Here’s the “Rainbow Waltz” that was played in Vienna, as arranged by Wolfgang Dörner:

I will not buy this record; it is scratched. I mean, Price’s music is in there somewhere, but, then again: wie bitteAnd that’s before it came out that, originally, the Vienna Philharmonic, at Nézet-Séguin’s behest, had commissioned Valerie Coleman, another black female composer, to arrange Price’s waltz, only to reject Coleman’s version and turn to Dörner.

Now, I don’t know what the powers-that-be at the Vienna Philharmonic were thinking in vetoing Coleman’s arrangement, or what Dörner was thinking in making his arrangement (though Hannah Edgar has some valuable clues). I don’t know what Nézet-Séguin was thinking in going along with it. There are a number of things going on in this story, many of them not great. But among them, I think, is an example of Goodhart’s Law biting, and biting hard. To introduce new audiences to Price’s music is fine, but to do so in the novel and not-immediately-relevant context of a Vienna New Year’s Concert is, on some level, ticking off a box, and if you’re not careful, the box itself starts to crowd out its own reason for being ticked, in ways small and big—in this case, to the point of overriding common sense.

The story is an extreme example. Extreme examples are instructive, though. A story like this doesn’t mean that you stop measuring. But it should be a hint that, as the Bank of England discovered, changing the measurement not only does not necessarily change the system, it often leads to gaming the system. If a first-order measurement of classical programming diversity is seemingly improving, but the classical-music industry is still ill-serving under-represented composers, as in the Price example, it’s not a sign that the effort is futile, but that other measurements—and changes—need to be made. Systems are holistic in ways that measurements aren’t, and a lot of mischief can happen in the gap.

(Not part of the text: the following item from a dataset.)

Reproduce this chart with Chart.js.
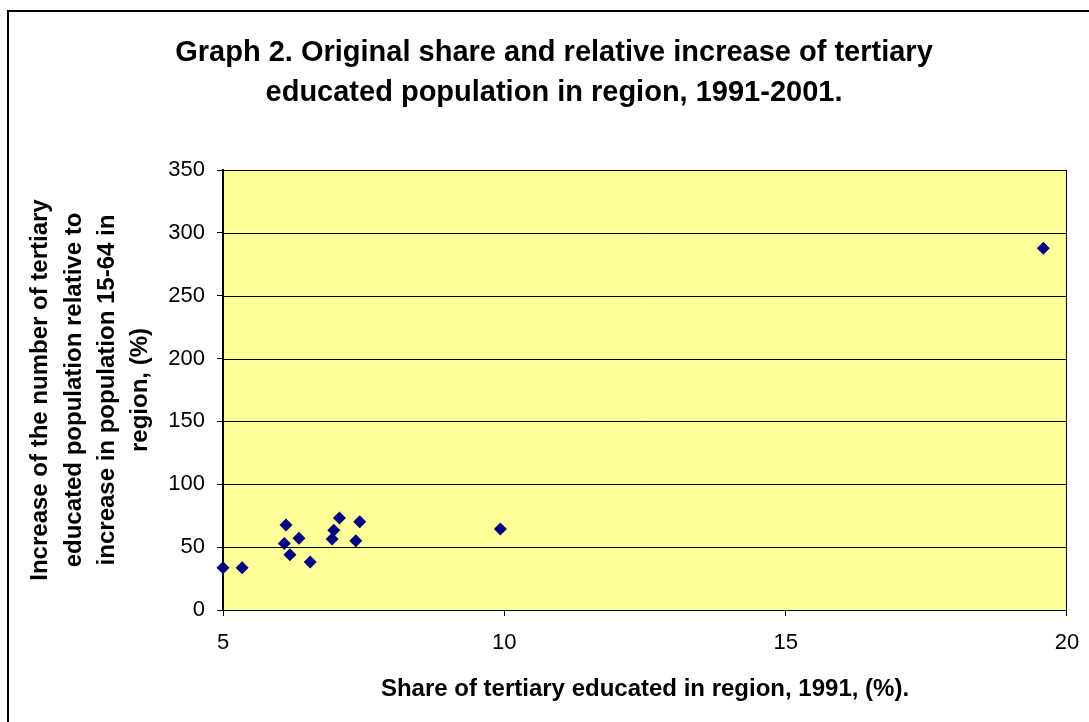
<!DOCTYPE html>
<html lang="en">
<head>
    <meta charset="UTF-8">
    <title>Graph 2</title>
    <script src="https://cdn.jsdelivr.net/npm/chart.js"></script>
    <style>
        body { margin: 0; background: #ffffff; }
        .wrap { width: 1089px; height: 722px; }
    </style>
</head>
<body>
<div class="wrap"><canvas id="chart" width="1089" height="722"></canvas></div>
<script>
    // Share of tertiary educated 1991 (%) and relative increase (%)
    const shareX = [5.0, 5.34, 6.12, 6.09, 6.19, 6.35, 6.55, 6.94, 6.97, 7.07, 7.36, 7.43, 9.93, 19.58];
    const increaseY = [33.7, 33.7, 67.6, 52.8, 44.0, 57.0, 38.2, 56.5, 63.4, 73.2, 55.1, 70.2, 64.4, 287.7];
    const xTicks = [5, 10, 15, 20];
    const yTicks = [0, 50, 100, 150, 200, 250, 300, 350];
    const titleLines = ['Graph 2. Original share and relative increase of tertiary',
                        'educated population in region, 1991-2001.'];

    const points = shareX.map((x, i) => ({ x: x, y: increaseY[i] }));

    // plot area taken from the scales' own value mapping
    function plotBox(chart) {
        const xs = chart.scales.x, ys = chart.scales.y;
        return {
            left: xs.getPixelForValue(xs.min),
            right: xs.getPixelForValue(xs.max),
            top: ys.getPixelForValue(ys.max),
            bottom: ys.getPixelForValue(ys.min)
        };
    }

    // yellow plot background, gridlines, borders, outer frame and the chart title
    const frame = {
        id: 'frame',
        beforeDraw(chart) {
            const ctx = chart.ctx;
            const a = plotBox(chart);
            ctx.save();
            ctx.fillStyle = '#ffffff';
            ctx.fillRect(0, 0, chart.width, chart.height);
            ctx.fillStyle = '#ffff99';
            ctx.fillRect(a.left, a.top, a.right - a.left, a.bottom - a.top);
            ctx.restore();
        },
        beforeDatasetsDraw(chart) {
            const ctx = chart.ctx;
            const a = plotBox(chart);
            ctx.save();
            ctx.strokeStyle = '#000000';
            ctx.lineWidth = 1;
            yTicks.forEach(v => {
                const y = Math.round(chart.scales.y.getPixelForValue(v)) + 0.5;
                ctx.beginPath();
                ctx.moveTo(a.left, y);
                ctx.lineTo(a.right, y);
                ctx.stroke();
            });
            ctx.strokeRect(a.left + 0.5, a.top + 0.5, a.right - a.left - 1, a.bottom - a.top);
            ctx.restore();
        },
        afterDraw(chart) {
            const ctx = chart.ctx;
            ctx.save();
            ctx.strokeStyle = '#000000';
            ctx.lineWidth = 2;
            ctx.strokeRect(8, 11, chart.width + 20, chart.height + 20);
            ctx.fillStyle = '#000000';
            ctx.font = 'bold 29px "Liberation Sans"';
            ctx.textAlign = 'center';
            ctx.textBaseline = 'middle';
            titleLines.forEach((t, i) => ctx.fillText(t, 554, 53 + i * 40));
            ctx.restore();
        }
    };

    new Chart(document.getElementById('chart'), {
        type: 'scatter',
        data: {
            datasets: [{
                data: points,
                clip: false,
                pointStyle: 'rectRot',
                pointRadius: 6.5,
                pointHoverRadius: 6.5,
                backgroundColor: '#000080',
                borderColor: '#000080',
                borderWidth: 0
            }]
        },
        options: {
            responsive: false,
            animation: false,
            layout: { padding: { left: 0, right: 0, top: 170, bottom: 0 } },
            plugins: {
                legend: { display: false },
                tooltip: { enabled: false },
                title: { display: false }
            },
            scales: {
                x: {
                    type: 'linear',
                    min: 5,
                    max: 20,
                    afterBuildTicks: s => { s.ticks = xTicks.map(v => ({ value: v })); },
                    afterFit: s => { s.height = 112; },
                    grid: { display: true, drawOnChartArea: false, drawTicks: true, tickLength: 6, color: '#000000' },
                    border: { display: false },
                    ticks: { color: '#000000', padding: 9.8, maxRotation: 0, font: { family: 'Liberation Sans', size: 22, lineHeight: 1.55 } },
                    title: {
                        display: true,
                        text: 'Share of tertiary educated in region, 1991, (%).',
                        color: '#000000',
                        font: { family: 'Liberation Sans', size: 24, weight: 'bold', lineHeight: 1.2 },
                        padding: { top: 0, bottom: 18 }
                    }
                },
                y: {
                    type: 'linear',
                    min: 0,
                    max: 350,
                    afterBuildTicks: s => { s.ticks = yTicks.map(v => ({ value: v })); },
                    afterFit: s => { s.width = 223; },
                    grid: { color: '#000000', tickLength: 6, drawTicks: true, drawOnChartArea: false },
                    border: { display: true, color: '#000000', width: 2 },
                    ticks: { color: '#000000', padding: 12, font: { family: 'Liberation Sans', size: 22 } },
                    title: {
                        display: true,
                        text: ['Increase of the number of tertiary',
                               'educated population relative to',
                               'increase in population 15-64 in',
                               'region, (%)'],
                        color: '#000000',
                        font: { family: 'Liberation Sans', size: 24, weight: 'bold', lineHeight: 1.39 },
                        padding: { top: 24, bottom: 0 }
                    }
                }
            }
        },
        plugins: [frame]
    });
</script>
</body>
</html>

A few years ago, flutist and data scientist (not an unprecedented combination, incidentally) Mansi Shah surveyed that gap, and some tactics for not falling into it, concluding:

Maybe instead of asking, “Are we there yet?” and solely focusing on the outcomes (as overdue as they might be), we need to be asking, “What are we working toward, and how are we getting there?”

That’s completely sensible, right? It’s also harder. It means engaging with root causes, not just seemingly easy fixes; it means putting in time, work, and money, without the short-term satisfaction or even the guarantee of a nice, clean, positive data point to show off to critics or donors or board members or the like. That’s the challenge inherent to Goodhart’s Law: you have to measure to maintain accountability, but you can’t conflate accountability with just a measurement.

It is, it turns out, easy to miss the forest of change for the trees of data. That connoisseur of forests, Henry David Thoreau, had some sense of the hazard. “Of course it is of no use to direct our steps to the woods, if they do not carry us thither,” he wrote. “I am alarmed when it happens that I have walked a mile into the woods bodily, without getting there in spirit.”